I think we have made it clear here at “The Remains” in previous articles how we love outcasts, the aesthetic of failure, subcultures, etc., and part of it can be summarized in a sentence by Malcolm McLaren that we used on a previous article and from which I try to constantly draw inspiration:
“Authenticity believes in the messy process of creativity. It’s unpopular and out of fashion. It worships failure, regarding it as a romantic and noble pursuit — better to be a flamboyant failure than any kind of benign success.”
Florence Foster Jenkins talent or lack of it, exemplifies many of these ideals. Every day I strive to be like her. Well perhaps strive is much of a strong word if failure is the aim, but you get the point.
Decades before American Idol, a revolutionary artist proved that terrible singing can be passed off as great entertainment. She had enthusiasm, and she had enough money to finance her operatic career. What she didn’t have was talent.
For 30 years, Manhattan’s upper crust paid good money to hear this hefty woman murder the melodies. Her name was Florence Foster Jenkins: the dire diva of din, the caterwauling countess of cacophony. At private recitals, she usually donned her Angel of Inspiration costume, a tulle gown and a tinsel tiara buttressed with a pair of feathered wings that made her resemble an overgrown turkey. To the accompaniment of a beleaguered pianist who rejoiced in the name Cosme McMoon, she would launch into her opening number, usually the Queen of the Night’s aria from Mozart’s “Magic Flute.” The audience got caught full-blast with a sound like alley cats pitching whoopee.
Believe it or not, Florence managed, despite being famously awful, to sell out an entire concert at Carnegie Hall. She had many admirers (among them Enrico Caruso). This has to be heard to be believed. As a particular point of interest, after she recorded this song, she told the sound engineer that no second try was needed as it was perfect.
Florence Foster Jenkins “A World of Her Own” is a documentary, written, produced and narrated by Donald Collup, telling the complete and uncensored story of this cult figure who entertained Manhattan audiences for over three decades.
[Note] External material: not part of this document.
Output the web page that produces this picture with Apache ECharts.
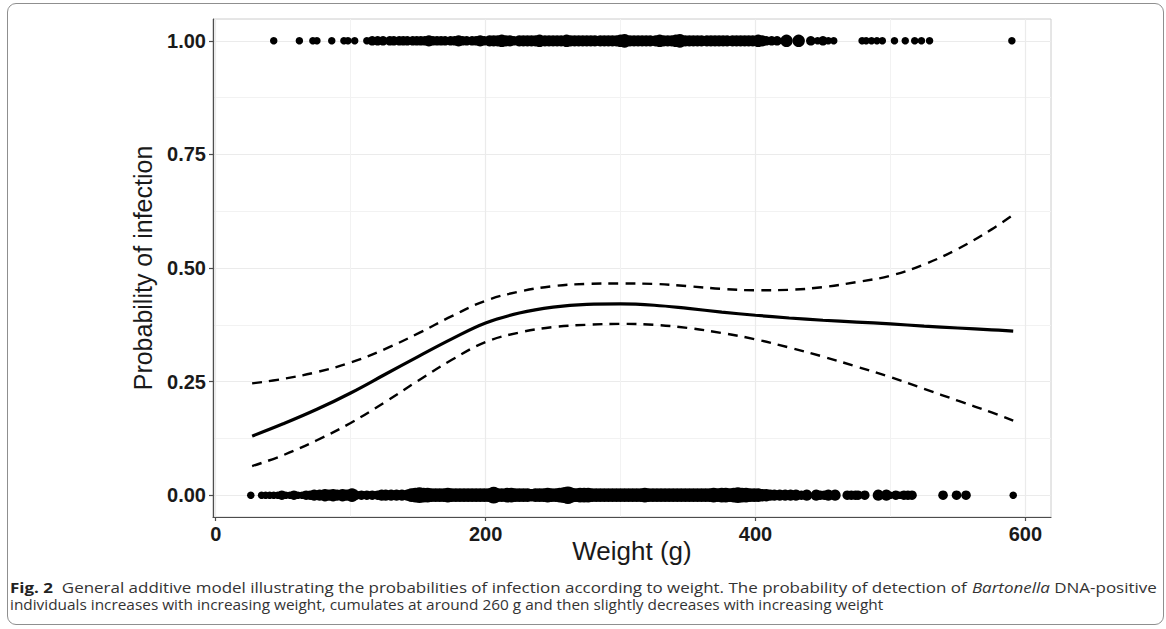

Until now, very little was known about her life, her wealth, her loves and her tragic end.
There is also a play about her life, named “Glorious!” Florence Foster Jenkins was born in Pennsylvania in 1868 and left home because her father refused to allow her to fulfil her ambition to sing in public. Now, many might say that Pop Jenkins had it completely right and the daughter had it wrong, but those who we think are losers are often winners and vice-versa.